La vie de cet aristocrate, peut-être d'origine campanienne, est inconnue et il faut tenir pour légendaires la plupart des informations données par les Anciens à son sujet, comme la tradition, transmise par saint Jérôme, qui veut que Lucrèce, frappé de folie, ait composé son De natura rerum dans ses rares moments de lucidité. Dans ce poème en 6 livres, qui s'inscrit dans la tradition des poèmes philosophiques grecs d'Empédocle ou de Parménide, Lucrèce a adopté le style épique pour exposer la philosophie épicurienne et convaincre son lecteur que, pour trouver le plaisir, il doit se défaire de la crainte des dieux et de l'angoisse de la mort. Dédiée au noble Memmius, l'œuvre débute par une invocation à Vénus, principe de fécondité. Les deux premiers chants, consacrés à l'exposition de la théorie épicurienne des atomes, rendent compte de la formation du monde. Selon la grande loi que « rien ne se crée, rien ne se perd », tout s'explique par des combinaisons d'éléments insécables, les atomes, entraînés dans le vide par une chute éternelle. Dans cette chute, les atomes subissent une inclinaison variable, le clinamen, et peuvent ainsi se rencontrer pour donner naissance à des « turbulences » locales et finalement aux choses et aux êtres. Cette explication dans laquelle la critique moderne (Michel Serres) retrouve les principes de la mécanique des fluides, rend compte de la formation des corps sans avoir besoin de recourir à l'intervention divine. Dans les deux chants suivants, Lucrèce s'intéresse plus particulièrement à l'homme : l'esprit (animus) et l'âme (anima) sont matériels, composés d'atomes et mortels, ce qui doit bannir toute peur des Enfers. Le chant IV est consacré à la théorie des sensations, produites par les simulacres ou images émises par les corps et qui pénètrent dans l'âme par l'intermédiaire des yeux ; mais les sens sont sujets aux illusions et provoquent les passions qui troublent le jugement. Les deux derniers chants brossent une histoire du monde, de la constitution des formes géologiques et animales aux manifestations historiques de la civilisation. Les phénomènes qui frappent l'homme dans son esprit (arc-en-ciel) ou dans son être (en particulier la grande peste d'Athènes) donnent à l'œuvre une conclusion « apocalyptique », leur évocation étant destinée à affranchir le sage de la crainte des catastrophes naturelles.

   Ce poème présente, dans sa démystification mythologique et religieuse, l'état archaïque des sciences humaines.
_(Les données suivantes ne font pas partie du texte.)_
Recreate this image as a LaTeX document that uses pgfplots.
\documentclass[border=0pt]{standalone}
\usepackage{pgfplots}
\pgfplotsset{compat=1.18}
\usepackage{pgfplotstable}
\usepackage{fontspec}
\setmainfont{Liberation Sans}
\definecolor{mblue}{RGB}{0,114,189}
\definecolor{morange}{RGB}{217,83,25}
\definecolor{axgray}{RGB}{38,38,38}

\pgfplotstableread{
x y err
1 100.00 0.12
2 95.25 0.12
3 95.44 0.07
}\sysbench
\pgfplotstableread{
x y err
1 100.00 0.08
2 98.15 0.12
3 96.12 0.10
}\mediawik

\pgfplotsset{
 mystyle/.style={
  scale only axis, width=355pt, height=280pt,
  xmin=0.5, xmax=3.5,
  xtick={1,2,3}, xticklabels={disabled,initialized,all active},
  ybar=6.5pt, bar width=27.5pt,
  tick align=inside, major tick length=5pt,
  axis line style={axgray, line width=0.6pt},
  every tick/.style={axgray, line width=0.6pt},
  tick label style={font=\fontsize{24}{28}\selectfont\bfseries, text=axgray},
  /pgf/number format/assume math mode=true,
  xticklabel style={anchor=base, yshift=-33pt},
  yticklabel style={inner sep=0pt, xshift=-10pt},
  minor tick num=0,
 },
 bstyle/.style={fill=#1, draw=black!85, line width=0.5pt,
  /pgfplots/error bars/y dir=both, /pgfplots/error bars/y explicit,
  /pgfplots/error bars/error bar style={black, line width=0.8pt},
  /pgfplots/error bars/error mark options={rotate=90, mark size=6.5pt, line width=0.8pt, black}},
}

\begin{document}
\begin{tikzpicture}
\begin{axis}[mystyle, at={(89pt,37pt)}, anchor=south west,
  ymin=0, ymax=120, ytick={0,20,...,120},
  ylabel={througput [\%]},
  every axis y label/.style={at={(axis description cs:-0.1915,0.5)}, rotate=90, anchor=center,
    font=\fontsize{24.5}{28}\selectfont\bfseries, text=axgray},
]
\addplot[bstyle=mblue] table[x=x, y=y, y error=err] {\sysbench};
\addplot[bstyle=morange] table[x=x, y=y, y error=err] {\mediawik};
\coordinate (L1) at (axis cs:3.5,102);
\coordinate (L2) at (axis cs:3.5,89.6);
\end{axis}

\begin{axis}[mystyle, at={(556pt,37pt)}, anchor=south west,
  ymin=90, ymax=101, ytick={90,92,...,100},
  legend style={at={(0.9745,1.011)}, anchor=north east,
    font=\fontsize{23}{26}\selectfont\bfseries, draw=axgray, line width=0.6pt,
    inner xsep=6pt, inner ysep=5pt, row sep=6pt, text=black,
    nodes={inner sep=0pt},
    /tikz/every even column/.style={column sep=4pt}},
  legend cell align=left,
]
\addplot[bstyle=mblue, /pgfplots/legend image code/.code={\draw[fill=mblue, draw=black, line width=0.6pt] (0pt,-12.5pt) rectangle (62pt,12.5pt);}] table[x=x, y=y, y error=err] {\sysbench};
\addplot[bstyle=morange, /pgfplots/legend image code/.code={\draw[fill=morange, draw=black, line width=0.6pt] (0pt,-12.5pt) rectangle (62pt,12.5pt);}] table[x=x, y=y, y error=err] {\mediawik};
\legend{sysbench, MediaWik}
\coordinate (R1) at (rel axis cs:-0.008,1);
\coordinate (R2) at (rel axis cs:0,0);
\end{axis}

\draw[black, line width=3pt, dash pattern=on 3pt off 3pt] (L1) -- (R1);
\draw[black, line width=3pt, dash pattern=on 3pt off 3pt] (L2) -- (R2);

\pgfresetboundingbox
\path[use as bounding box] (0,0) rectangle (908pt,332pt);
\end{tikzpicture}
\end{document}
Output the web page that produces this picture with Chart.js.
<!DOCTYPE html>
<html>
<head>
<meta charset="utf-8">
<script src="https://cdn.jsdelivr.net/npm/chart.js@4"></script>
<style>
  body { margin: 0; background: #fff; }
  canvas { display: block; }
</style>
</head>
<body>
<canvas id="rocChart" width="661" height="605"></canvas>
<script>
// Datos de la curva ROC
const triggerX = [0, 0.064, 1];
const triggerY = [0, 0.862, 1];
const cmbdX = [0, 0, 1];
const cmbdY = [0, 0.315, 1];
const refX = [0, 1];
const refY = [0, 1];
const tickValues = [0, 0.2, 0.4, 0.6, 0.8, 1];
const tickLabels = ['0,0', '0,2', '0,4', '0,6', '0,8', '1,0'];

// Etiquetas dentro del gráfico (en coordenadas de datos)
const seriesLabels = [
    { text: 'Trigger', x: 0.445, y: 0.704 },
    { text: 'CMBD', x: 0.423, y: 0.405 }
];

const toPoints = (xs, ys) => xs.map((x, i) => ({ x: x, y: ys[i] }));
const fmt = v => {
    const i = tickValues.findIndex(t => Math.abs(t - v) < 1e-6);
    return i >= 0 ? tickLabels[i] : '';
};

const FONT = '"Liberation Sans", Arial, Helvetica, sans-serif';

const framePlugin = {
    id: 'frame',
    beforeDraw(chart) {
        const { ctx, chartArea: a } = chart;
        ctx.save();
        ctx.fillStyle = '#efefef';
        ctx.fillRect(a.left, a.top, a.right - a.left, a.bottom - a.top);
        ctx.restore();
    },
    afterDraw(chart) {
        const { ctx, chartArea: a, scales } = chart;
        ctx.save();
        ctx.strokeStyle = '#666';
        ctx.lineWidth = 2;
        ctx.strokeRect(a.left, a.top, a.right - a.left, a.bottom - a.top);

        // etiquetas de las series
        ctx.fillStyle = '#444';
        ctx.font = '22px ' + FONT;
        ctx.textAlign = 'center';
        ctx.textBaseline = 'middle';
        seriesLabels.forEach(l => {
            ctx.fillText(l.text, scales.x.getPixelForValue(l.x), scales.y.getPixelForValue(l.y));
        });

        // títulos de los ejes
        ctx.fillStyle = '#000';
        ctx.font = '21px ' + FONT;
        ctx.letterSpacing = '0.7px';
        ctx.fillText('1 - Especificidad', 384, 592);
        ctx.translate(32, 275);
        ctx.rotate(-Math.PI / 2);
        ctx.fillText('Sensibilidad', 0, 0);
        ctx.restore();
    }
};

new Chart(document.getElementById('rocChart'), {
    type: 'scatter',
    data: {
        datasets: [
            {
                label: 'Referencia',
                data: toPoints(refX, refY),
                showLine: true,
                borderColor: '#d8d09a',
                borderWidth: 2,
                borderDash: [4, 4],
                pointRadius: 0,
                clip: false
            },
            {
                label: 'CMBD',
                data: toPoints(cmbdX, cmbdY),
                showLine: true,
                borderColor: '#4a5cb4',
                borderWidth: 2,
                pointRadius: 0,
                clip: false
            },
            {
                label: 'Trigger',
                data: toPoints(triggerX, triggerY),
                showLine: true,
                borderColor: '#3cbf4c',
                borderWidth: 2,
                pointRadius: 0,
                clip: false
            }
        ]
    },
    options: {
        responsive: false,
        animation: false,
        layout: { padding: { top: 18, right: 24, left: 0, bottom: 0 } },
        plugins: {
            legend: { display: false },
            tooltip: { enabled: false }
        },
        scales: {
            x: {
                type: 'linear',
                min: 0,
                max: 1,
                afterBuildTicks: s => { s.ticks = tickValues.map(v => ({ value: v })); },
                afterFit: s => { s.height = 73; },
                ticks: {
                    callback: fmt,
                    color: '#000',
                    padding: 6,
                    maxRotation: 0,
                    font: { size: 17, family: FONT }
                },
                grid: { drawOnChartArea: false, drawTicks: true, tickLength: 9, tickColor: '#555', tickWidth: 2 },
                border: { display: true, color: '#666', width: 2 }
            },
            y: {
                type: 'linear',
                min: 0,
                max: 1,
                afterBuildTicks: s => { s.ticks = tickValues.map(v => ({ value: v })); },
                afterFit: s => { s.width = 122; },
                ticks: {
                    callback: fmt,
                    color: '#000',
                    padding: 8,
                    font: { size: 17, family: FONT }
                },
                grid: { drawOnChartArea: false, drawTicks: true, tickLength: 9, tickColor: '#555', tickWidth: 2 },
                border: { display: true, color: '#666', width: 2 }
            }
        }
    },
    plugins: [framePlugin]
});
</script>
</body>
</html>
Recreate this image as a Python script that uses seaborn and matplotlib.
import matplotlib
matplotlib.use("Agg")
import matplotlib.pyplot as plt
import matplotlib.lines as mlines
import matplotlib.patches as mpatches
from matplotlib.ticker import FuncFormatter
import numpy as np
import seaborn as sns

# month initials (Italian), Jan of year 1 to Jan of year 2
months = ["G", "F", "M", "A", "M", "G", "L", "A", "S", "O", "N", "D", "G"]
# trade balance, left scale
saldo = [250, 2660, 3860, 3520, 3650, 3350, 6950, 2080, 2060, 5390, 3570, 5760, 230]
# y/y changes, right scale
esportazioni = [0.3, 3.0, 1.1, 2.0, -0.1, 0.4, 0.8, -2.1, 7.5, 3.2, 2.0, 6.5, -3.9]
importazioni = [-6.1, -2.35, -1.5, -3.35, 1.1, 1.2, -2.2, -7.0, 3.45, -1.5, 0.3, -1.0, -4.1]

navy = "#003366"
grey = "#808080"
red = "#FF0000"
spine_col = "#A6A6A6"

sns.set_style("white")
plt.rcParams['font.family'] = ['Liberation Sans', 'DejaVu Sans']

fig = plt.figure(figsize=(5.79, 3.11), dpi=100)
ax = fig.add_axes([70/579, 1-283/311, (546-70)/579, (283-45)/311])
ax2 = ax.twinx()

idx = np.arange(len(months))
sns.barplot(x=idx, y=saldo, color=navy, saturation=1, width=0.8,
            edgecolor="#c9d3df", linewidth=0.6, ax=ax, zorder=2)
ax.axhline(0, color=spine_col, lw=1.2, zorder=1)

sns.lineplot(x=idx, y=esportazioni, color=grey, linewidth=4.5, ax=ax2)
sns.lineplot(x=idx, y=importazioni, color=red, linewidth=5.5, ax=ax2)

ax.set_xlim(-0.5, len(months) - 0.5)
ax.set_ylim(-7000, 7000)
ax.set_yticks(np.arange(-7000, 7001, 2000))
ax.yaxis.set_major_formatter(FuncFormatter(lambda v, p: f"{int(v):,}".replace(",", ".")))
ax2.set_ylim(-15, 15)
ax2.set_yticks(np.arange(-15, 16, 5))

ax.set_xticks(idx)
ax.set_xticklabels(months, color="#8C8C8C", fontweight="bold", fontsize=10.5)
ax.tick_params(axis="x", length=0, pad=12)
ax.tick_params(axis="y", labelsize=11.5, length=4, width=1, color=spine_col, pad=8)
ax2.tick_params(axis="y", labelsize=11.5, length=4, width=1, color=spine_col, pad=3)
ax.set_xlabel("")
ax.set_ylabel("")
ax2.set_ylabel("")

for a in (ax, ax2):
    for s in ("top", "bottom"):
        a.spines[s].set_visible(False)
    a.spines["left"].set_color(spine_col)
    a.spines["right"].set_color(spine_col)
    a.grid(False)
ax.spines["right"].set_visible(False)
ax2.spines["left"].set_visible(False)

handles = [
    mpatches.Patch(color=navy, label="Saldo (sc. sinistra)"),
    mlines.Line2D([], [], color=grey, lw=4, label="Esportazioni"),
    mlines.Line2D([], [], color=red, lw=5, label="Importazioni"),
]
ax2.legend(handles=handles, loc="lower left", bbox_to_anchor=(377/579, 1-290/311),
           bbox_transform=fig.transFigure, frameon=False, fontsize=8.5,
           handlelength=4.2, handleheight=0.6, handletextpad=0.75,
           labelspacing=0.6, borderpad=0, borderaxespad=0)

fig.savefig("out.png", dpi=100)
Il place dans une même perspective la biologie (de la génération spontanée des origines à la reproduction sexuée dont la vigueur décroît selon le principe de dégradation) et l'histoire (chaque progrès culturel provoque une dérive nouvelle qui suscite à son tour un nouvel équilibre provisoire : le travail et les arts compensent la dégradation mais en accentuent la portée). La spirale de l'histoire est isomorphe à la genèse naturelle à partir du Chaos. L'histoire naît ainsi de la physique. Et la physique, science des turbulences, fonde l'ataraxie morale : vivre de peu, désirer peu, se situer au plus près de la naissance du trouble, de l'apparition de l'écart à l'équilibre, de la nature à l'état naissant. Qui comprend la physique se conduit selon la morale : il connaît son lieu, ses limites ; il cultive son jardin. Le style même du poème, par ses répétitions fréquentes et le rappel des principes dans la manière des exposés scientifiques, fait de l'œuvre « un texte en tourbillon, doué d'attraction à longue distance ».

Ludwig (Otto)

Écrivain allemand (Eisfeld 1813 – Dresde 1865).

Celui qui toute sa vie rivalisera avec Hebbel connaît le succès au théâtre avec le Forestier héréditaire (1850) et les Maccabées (1854). Dans ses écrits théoriques sur le théâtre, il combat l'héritage de Schiller (qu'il cherche pourtant à égaler) et prône l'exemple de Shakespeare (Études sur Shakespeare, 1871). Ses œuvres en prose les plus connues (notamment la nouvelle Heiterethei, 1854) et le roman Entre Ciel et Terre, 1855, sont des récits villageois représentatifs de cet art du juste milieu qu'il définissait lui-même comme « réalisme poétique ».